Extracted data entries
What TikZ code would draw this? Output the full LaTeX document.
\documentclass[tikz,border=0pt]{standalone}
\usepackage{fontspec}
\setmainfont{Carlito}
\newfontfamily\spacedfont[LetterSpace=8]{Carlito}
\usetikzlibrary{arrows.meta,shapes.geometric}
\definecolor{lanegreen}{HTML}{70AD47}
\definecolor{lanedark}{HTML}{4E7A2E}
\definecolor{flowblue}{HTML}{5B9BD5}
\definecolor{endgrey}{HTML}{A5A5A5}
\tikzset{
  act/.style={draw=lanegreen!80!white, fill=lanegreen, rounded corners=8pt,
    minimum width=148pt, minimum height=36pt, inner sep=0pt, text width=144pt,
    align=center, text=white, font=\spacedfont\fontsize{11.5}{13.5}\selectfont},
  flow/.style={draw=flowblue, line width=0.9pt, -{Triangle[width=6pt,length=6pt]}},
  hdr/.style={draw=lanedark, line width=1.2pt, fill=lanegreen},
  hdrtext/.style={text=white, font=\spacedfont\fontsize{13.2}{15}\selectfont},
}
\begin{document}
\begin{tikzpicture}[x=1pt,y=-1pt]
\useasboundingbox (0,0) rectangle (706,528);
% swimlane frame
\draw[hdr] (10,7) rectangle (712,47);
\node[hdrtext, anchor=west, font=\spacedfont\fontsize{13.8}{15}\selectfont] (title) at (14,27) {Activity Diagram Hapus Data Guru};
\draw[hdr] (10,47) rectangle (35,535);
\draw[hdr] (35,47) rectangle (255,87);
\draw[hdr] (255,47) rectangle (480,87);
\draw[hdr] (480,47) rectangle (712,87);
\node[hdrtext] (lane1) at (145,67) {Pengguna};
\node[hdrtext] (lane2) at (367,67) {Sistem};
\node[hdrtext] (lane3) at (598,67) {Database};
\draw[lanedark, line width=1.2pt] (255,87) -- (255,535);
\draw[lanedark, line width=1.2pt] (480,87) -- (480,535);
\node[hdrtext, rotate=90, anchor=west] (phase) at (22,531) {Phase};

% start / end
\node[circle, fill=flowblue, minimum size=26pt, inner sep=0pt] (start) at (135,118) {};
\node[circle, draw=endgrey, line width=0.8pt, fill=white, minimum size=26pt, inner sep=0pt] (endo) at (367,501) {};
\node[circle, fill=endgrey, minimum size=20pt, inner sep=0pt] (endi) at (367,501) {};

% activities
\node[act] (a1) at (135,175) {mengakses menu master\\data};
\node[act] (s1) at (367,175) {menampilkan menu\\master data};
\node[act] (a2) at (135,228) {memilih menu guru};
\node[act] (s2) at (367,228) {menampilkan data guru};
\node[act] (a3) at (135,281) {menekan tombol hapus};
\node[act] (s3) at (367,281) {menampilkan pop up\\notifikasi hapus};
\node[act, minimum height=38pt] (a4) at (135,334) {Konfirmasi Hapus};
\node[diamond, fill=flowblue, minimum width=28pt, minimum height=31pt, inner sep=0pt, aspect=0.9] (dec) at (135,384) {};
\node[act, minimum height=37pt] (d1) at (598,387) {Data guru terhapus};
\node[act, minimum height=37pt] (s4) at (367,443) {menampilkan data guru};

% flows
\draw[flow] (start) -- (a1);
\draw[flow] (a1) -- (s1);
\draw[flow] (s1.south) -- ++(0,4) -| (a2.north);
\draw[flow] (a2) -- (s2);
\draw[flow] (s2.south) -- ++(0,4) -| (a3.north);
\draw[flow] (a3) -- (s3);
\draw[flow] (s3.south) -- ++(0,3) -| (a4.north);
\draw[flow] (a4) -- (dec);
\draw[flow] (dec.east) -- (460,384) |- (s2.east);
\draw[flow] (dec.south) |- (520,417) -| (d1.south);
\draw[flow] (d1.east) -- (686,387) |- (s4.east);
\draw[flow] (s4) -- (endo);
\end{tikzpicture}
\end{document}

* * *

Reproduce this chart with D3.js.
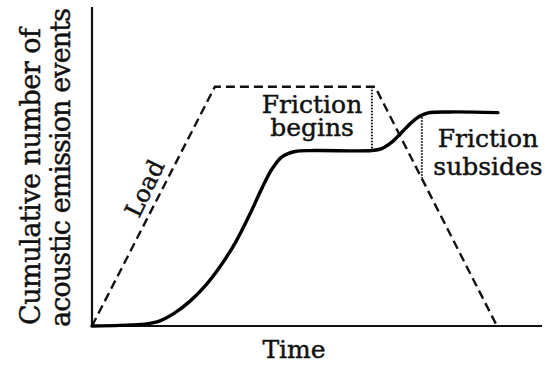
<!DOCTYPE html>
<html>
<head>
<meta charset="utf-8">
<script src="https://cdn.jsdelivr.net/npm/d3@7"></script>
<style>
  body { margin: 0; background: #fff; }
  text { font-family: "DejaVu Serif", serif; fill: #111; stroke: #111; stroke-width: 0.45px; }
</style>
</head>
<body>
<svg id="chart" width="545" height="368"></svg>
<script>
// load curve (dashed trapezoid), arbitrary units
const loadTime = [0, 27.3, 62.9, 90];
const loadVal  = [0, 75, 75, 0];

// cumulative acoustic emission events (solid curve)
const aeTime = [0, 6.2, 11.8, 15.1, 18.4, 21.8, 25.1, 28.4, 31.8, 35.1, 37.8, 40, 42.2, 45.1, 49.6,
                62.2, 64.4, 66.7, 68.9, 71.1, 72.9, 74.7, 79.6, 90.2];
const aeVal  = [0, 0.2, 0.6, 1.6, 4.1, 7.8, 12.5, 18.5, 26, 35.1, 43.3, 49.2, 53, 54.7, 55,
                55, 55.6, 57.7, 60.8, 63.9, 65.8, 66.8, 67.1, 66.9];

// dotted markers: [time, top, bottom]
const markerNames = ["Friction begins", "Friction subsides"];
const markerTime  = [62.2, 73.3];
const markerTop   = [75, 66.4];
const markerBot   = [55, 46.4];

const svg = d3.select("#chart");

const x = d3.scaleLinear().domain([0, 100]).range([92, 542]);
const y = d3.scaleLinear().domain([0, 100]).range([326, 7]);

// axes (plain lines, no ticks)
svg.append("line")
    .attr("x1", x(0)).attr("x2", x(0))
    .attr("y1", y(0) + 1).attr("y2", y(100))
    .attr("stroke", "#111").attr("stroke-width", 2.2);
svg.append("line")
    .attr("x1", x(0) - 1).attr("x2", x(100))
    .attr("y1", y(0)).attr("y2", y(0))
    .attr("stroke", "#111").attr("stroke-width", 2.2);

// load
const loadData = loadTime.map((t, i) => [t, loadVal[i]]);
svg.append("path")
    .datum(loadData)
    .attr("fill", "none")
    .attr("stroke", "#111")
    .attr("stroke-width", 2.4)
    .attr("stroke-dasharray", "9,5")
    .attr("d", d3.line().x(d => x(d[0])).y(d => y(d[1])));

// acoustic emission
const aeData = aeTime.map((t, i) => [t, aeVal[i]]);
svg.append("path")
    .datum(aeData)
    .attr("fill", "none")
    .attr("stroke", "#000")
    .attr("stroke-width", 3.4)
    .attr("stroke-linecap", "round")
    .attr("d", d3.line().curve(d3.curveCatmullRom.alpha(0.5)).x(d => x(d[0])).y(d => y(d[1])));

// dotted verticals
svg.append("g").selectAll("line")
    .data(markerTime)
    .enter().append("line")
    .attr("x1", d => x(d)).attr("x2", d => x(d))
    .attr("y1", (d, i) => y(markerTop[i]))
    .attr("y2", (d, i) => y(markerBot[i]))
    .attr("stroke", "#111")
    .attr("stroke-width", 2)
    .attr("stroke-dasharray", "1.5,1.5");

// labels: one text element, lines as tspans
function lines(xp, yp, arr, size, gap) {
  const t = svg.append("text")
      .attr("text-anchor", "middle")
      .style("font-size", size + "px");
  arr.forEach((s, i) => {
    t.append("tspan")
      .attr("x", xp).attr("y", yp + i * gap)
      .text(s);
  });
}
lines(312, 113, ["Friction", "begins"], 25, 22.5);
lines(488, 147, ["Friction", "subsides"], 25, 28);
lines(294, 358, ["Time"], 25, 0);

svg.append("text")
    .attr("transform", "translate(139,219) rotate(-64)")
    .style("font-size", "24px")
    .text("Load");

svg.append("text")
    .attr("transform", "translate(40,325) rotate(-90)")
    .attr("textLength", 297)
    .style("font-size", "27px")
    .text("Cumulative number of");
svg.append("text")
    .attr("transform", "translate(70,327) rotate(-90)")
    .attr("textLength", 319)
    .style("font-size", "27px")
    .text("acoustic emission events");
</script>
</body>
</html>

__Exercise description__. In the listing above, find the line with "What TikZ code" and the line with "rotate=90, anchor=west] (phase)". Output those two lines and every line between them, exactly as written.

__Task answer__.
What TikZ code would draw this? Output the full LaTeX document.
\documentclass[tikz,border=0pt]{standalone}
\usepackage{fontspec}
\setmainfont{Carlito}
\newfontfamily\spacedfont[LetterSpace=8]{Carlito}
\usetikzlibrary{arrows.meta,shapes.geometric}
\definecolor{lanegreen}{HTML}{70AD47}
\definecolor{lanedark}{HTML}{4E7A2E}
\definecolor{flowblue}{HTML}{5B9BD5}
\definecolor{endgrey}{HTML}{A5A5A5}
\tikzset{
  act/.style={draw=lanegreen!80!white, fill=lanegreen, rounded corners=8pt,
    minimum width=148pt, minimum height=36pt, inner sep=0pt, text width=144pt,
    align=center, text=white, font=\spacedfont\fontsize{11.5}{13.5}\selectfont},
  flow/.style={draw=flowblue, line width=0.9pt, -{Triangle[width=6pt,length=6pt]}},
  hdr/.style={draw=lanedark, line width=1.2pt, fill=lanegreen},
  hdrtext/.style={text=white, font=\spacedfont\fontsize{13.2}{15}\selectfont},
}
\begin{document}
\begin{tikzpicture}[x=1pt,y=-1pt]
\useasboundingbox (0,0) rectangle (706,528);
% swimlane frame
\draw[hdr] (10,7) rectangle (712,47);
\node[hdrtext, anchor=west, font=\spacedfont\fontsize{13.8}{15}\selectfont] (title) at (14,27) {Activity Diagram Hapus Data Guru};
\draw[hdr] (10,47) rectangle (35,535);
\draw[hdr] (35,47) rectangle (255,87);
\draw[hdr] (255,47) rectangle (480,87);
\draw[hdr] (480,47) rectangle (712,87);
\node[hdrtext] (lane1) at (145,67) {Pengguna};
\node[hdrtext] (lane2) at (367,67) {Sistem};
\node[hdrtext] (lane3) at (598,67) {Database};
\draw[lanedark, line width=1.2pt] (255,87) -- (255,535);
\draw[lanedark, line width=1.2pt] (480,87) -- (480,535);
\node[hdrtext, rotate=90, anchor=west] (phase) at (22,531) {Phase};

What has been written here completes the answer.